A California court found businessman Walter Liew and scientist Robert Maegerle guilty of economic espionage.
They stole US firm DuPont's secret method of making titanium dioxide, a whitener used in products including paint, paper and food, the court ruled.
The men sold the trade secrets to China's Pangang Group, the court added.
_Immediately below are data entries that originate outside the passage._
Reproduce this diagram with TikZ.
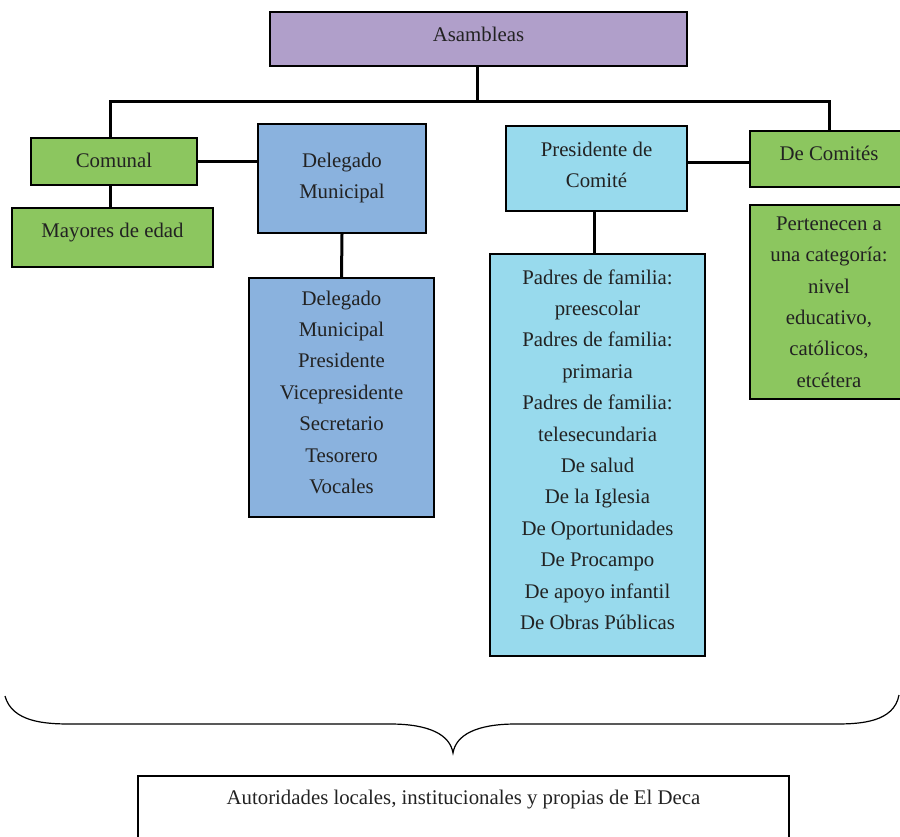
\documentclass[tikz,border=0pt]{standalone}
\usepackage{fontspec}
\setmainfont{Liberation Serif}
\usepackage{tikz}
\usetikzlibrary{positioning,calc}

\definecolor{morado}{HTML}{B09FCA}
\definecolor{azul}{HTML}{8AB2DE}
\definecolor{celeste}{HTML}{98DAED}
\definecolor{verde}{HTML}{8CC65F}
\definecolor{texto}{HTML}{222222}

\tikzset{
    caja/.style={draw=black, line width=2pt, text=texto, align=center, inner sep=2pt, text depth=11pt},
    linea/.style={line width=3pt},
}

\begin{document}
\begin{tikzpicture}[x=1pt, y=-1pt, font=\fontsize{20.8}{31.4}\selectfont]
    \useasboundingbox (0,0) rectangle (900,836);
    \clip (0,0) rectangle (900,836);

    \node[caja, fill=morado, minimum width=417pt, minimum height=54pt, text depth=9pt] (asam) at (478.5,39) {Asambleas};
    \node[caja, fill=verde, minimum width=166pt, minimum height=47pt, text depth=3pt] (comunal) at (114,161.5) {Comunal};
    \node[caja, fill=verde, minimum width=201pt, minimum height=59pt, text depth=15pt] (mayores) at (112.5,237.5) {Mayores de edad};
    \node[caja, fill=azul, minimum width=168pt, minimum height=109pt, text depth=5pt] (delegado) at (342,178.5) {Delegado\\Municipal};
    \node[caja, fill=azul, minimum width=185pt, minimum height=239pt] (cargos) at (341.5,397.5)
        {Delegado\\Municipal\\Presidente\\Vicepresidente\\Secretario\\Tesorero\\Vocales};
    \node[caja, fill=celeste, minimum width=181pt, minimum height=85pt, text depth=7pt] (presidente) at (596.5,168.5) {Presidente de\\Comité};
    \node[caja, fill=celeste, minimum width=215pt, minimum height=402pt] (padres) at (597.5,455)
        {Padres de familia:\\preescolar\\Padres de familia:\\primaria\\Padres de familia:\\telesecundaria\\De salud\\De la Iglesia\\De Oportunidades\\De Procampo\\De apoyo infantil\\De Obras Públicas};
    \node[caja, fill=verde, minimum width=158pt, minimum height=56pt] (comites) at (829,159) {De Comités};
    \node[caja, fill=verde, minimum width=158pt, minimum height=194pt, text depth=-5pt] (pertenecen) at (829,302)
        {Pertenecen a\\una categoría:\\nivel\\educativo,\\católicos,\\etcétera};
    \node[caja, line width=1.5pt, anchor=north, minimum width=651pt, inner ysep=8pt, text height=21pt, text depth=60pt]
        (autoridades) at (463.5,775) {Autoridades locales, institucionales y propias de El Deca};

    \coordinate (bus) at (477,101);
    \draw[linea] (asam.south -| bus) -- (bus);
    \draw[linea] (comunal.north -| 110,0) |- (bus) -| (comites.north);
    \draw[linea] (110,0 |- comunal.south) -- (110,0 |- mayores.north);
    \draw[linea] (comunal.east) -- (comunal.east -| delegado.west);
    \draw[linea] (delegado.south) -- (cargos.north);
    \draw[linea] (comites.west |- 0,162) -- (presidente.east |- 0,162);
    \draw[linea] (594,0 |- presidente.south) -- (594,0 |- padres.north);

    % llave
    \coordinate (punta) at (453,753);
    \draw[line width=1.2pt] (5,696) .. controls (12,722) and (45,724) .. (70,724) -- (390,724)
        .. controls (430,724) and (450,735) .. (punta)
        .. controls (456,735) and (476,724) .. (516,724) -- (836,724)
        .. controls (861,724) and (894,722) .. (899,695);
\end{tikzpicture}
\end{document}
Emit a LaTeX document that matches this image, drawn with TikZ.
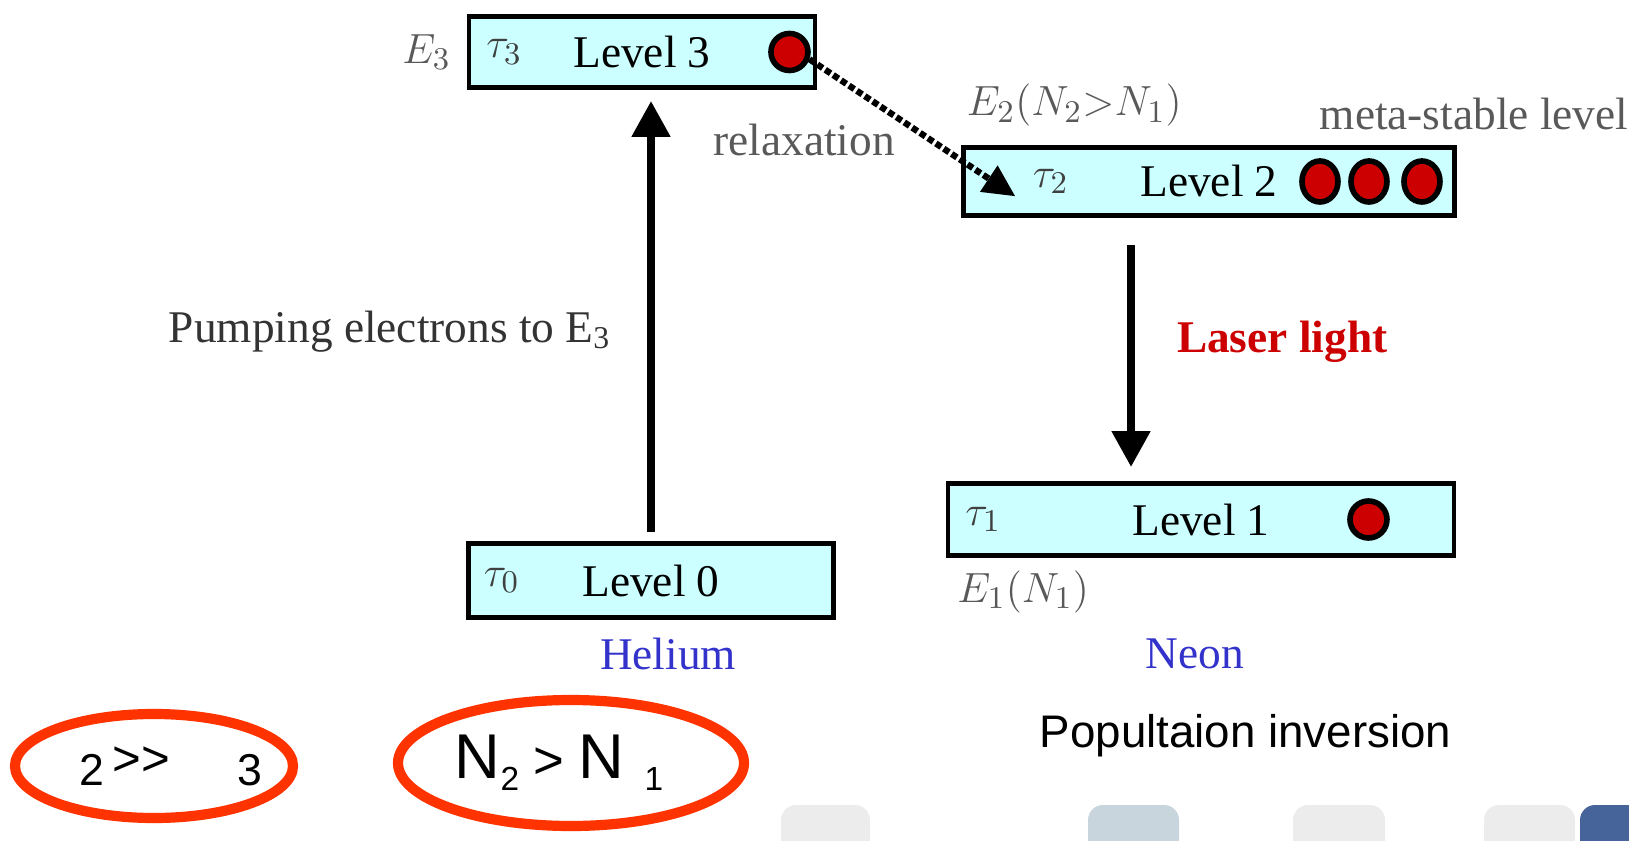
\documentclass[tikz,border=0pt]{standalone}
\usepackage{fontspec}
\setmainfont{Liberation Serif}
\setsansfont{Liberation Sans}
\usepackage{xcolor}
\definecolor{levelcyan}{RGB}{204, 255, 255}
\definecolor{dotred}{RGB}{204, 0, 0}
\definecolor{ringred}{RGB}{255, 51, 0}
\definecolor{gasblue}{RGB}{51, 51, 204}
\definecolor{tabgray}{RGB}{236, 236, 236}
\definecolor{tabsteel}{RGB}{200, 213, 221}
\definecolor{tabblue}{RGB}{70, 99, 154}
\usepackage{tikz}
\usetikzlibrary{arrows.meta, positioning, shapes.geometric}

\begin{document}
\begin{tikzpicture}[
        level/.style={rectangle, draw=black, line width=1.4pt, fill=levelcyan, inner sep=0pt, font=\fontsize{12.9}{15}\selectfont},
        dot/.style={circle, draw=black, line width=1.6pt, fill=dotred, minimum size=0.37cm, inner sep=0pt},
        txt/.style={inner sep=0pt, font=\fontsize{12.9}{15}\selectfont},
        graytxt/.style={txt, text=black!65},
        tautxt/.style={txt, text=black!75},
        lasertxt/.style={txt, text=dotred, font=\fontsize{12.9}{15}\selectfont\bfseries},
        gastxt/.style={txt, text=gasblue},
        ring/.style={ellipse, draw=ringred, line width=2.9pt, inner sep=0pt, font=\sffamily\fontsize{18}{20}\selectfont},
        line/.style={draw=black, line width=2.3pt, -{Triangle[width=0.37cm, length=0.36cm]}},
        relaxline/.style={draw=black, line width=1.8pt, dash pattern=on 1.8pt off 0.9pt, -{Triangle[width=0.3cm, length=0.32cm]}}]

        \clip (0,0) rectangle (16.29,8.40);

        % Pestañas grises del borde inferior
        \fill [tabgray, rounded corners=0.15cm] (7.81,-0.3) rectangle (8.70,0.35);
        \fill [tabsteel, rounded corners=0.15cm] (10.88,-0.3) rectangle (11.79,0.35);
        \fill [tabgray, rounded corners=0.15cm] (12.93,-0.3) rectangle (13.85,0.35);
        \fill [tabgray, rounded corners=0.15cm] (14.84,-0.3) rectangle (15.75,0.35);
        \fill [tabblue, rounded corners=0.15cm] (15.80,-0.3) rectangle (16.60,0.35);

        % Niveles de energía
        \node [level, minimum width=3.46cm, minimum height=0.71cm] (lvl3) at (6.42,7.88) {Level 3};
        \node [level, minimum width=4.91cm, minimum height=0.68cm] (lvl2) at (12.09,6.585) {Level 2};
        \node [level, minimum width=5.06cm, minimum height=0.72cm] (lvl1) at (12.01,3.205) {Level 1};
        \node [level, minimum width=3.65cm, minimum height=0.74cm] (lvl0) at (6.51,2.595) {Level 0};

        % Tiempos de vida
        \node [tautxt, right=0.19cm of lvl3.west] (tau3) {$\tau_3$};
        \node [tautxt, right=0.71cm of lvl2.west] (tau2) {$\tau_2$};
        \node [tautxt, right=0.19cm of lvl1.west] (tau1) {$\tau_1$};
        \node [tautxt, right=0.17cm of lvl0.west] (tau0) {$\tau_0$};

        % Electrones
        \node [dot, xshift=-0.28cm] (dot3) at (lvl3.east) {};
        \node [dot, ellipse, minimum width=0.36cm, minimum height=0.41cm, xshift=-1.37cm] (dot2a) at (lvl2.east) {};
        \node [dot, ellipse, minimum width=0.36cm, minimum height=0.41cm, xshift=-0.88cm] (dot2b) at (lvl2.east) {};
        \node [dot, ellipse, minimum width=0.36cm, minimum height=0.41cm, xshift=-0.35cm] (dot2c) at (lvl2.east) {};
        \node [dot, xshift=-0.88cm] (dot1) at (lvl1.east) {};

        % Etiquetas de energía
        \node [graytxt, left=0.15cm of lvl3] (e3) {$E_3$};
        \node [graytxt, above right=0.18cm and 0.05cm of lvl2.north west] (e2) {$E_2(N_2{>}N_1)$};
        \node [graytxt, below right=0.12cm and 0.11cm of lvl1.south west] (e1) {$E_1(N_1)$};
        \node [graytxt, anchor=base west] (meta) at (13.19,7.10) {meta-stable level};
        \node [graytxt] (relaxlbl) at (8.04,7.00) {relaxation};

        % Gases
        \node [gastxt, below=0.17cm of lvl0, xshift=0.17cm] (helium) {Helium};
        \node [gastxt, below=0.80cm of lvl1, xshift=-0.06cm] (neon) {Neon};

        % Transiciones
        \path [line, shorten <=0.09cm, shorten >=0.11cm] (lvl0.north) -- node [txt, text=black!80, pos=0.465, left=0.36cm] (pumplbl) {Pumping electrons to E\textsubscript{3}} (lvl0.north |- lvl3.south);
        \coordinate (lasertop) at ([xshift=-0.78cm]lvl2.south);
        \path [line, shorten <=0.27cm, shorten >=0.14cm] (lasertop) -- node [lasertxt, pos=0.47, right=0.42cm] (laserlbl) {Laser light} (lasertop |- lvl1.north);
        \path [relaxline, shorten >=0.2cm] (dot3.-20) -- ([yshift=-0.13cm]tau2.south west);

        % Inversión de población
        \node [inner sep=0pt, anchor=base west, font=\sffamily\fontsize{13}{15}\selectfont] (popinv) at (10.39,0.93) {Popultaion inversion};
        \node [ring, minimum width=2.78cm, minimum height=1.04cm] (ring1) at (1.54,0.74)
            {\makebox[0pt]{\hspace{0.34cm}{\fontsize{12.7}{14}\selectfont 2}\hspace{0.08cm}\raisebox{0.1cm}{\fontsize{14}{16}\selectfont >{}>}\hspace{0.67cm}{\fontsize{12.7}{14}\selectfont 3}}};
        \node [ring, minimum width=3.46cm, minimum height=1.26cm] (ring2) at (5.71,0.77)
            {\makebox[0pt]{\hspace{-0.24cm}N\raisebox{-0.12cm}{\fontsize{9.5}{11}\selectfont 2}\hspace{0.14cm}{\fontsize{15}{17}\selectfont >}\hspace{0.15cm}N\hspace{0.2cm}\raisebox{-0.12cm}{\fontsize{9.5}{11}\selectfont 1}}};
    \end{tikzpicture}
\end{document}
They will be sentenced in June.
Liew and his wife started a company in the US in the 1990s and hired a team of ex-DuPont employees to steal DuPont's titanium dioxide trade secrets, the court said in its ruling.
Liew, his company USA Performance Technology Inc and Maegerle sold DuPont's secret recipe to Pangang Group for more than $20m (£12m), the court added.
Liew was taken into custody immediately over fears he could abscond, the BBC's Alastair Leithead in Los Angeles reports.
Two other scientists have been linked with the case - one committed suicide, the other admitted conspiracy to commit economic espionage, our correspondent adds.
'Aggressive efforts'
Liew's lawyer, Stuart Gasner, said he was "very disappointed" in the verdict and would appeal.
The defence has argued that no trade secrets were stolen from DuPont, and that the information Liew held was in the public domain.
US Attorney Melinda Haaf said: "As today's verdict demonstrates, foreign governments threaten our economic and national security by engaging in aggressive and determined efforts to steal US intellectual property.
"We will aggressively pursue anyone, anywhere who attempts to steal valuable information from the United States," she added.
Liew's wife is scheduled to be tried separately.
Prosecutors have also charged Pangang Group, but the charges stalled after a US judge ruled that prosecutors' attempts to notify Pangang of the charges were legally insufficient, Reuters news agency reported.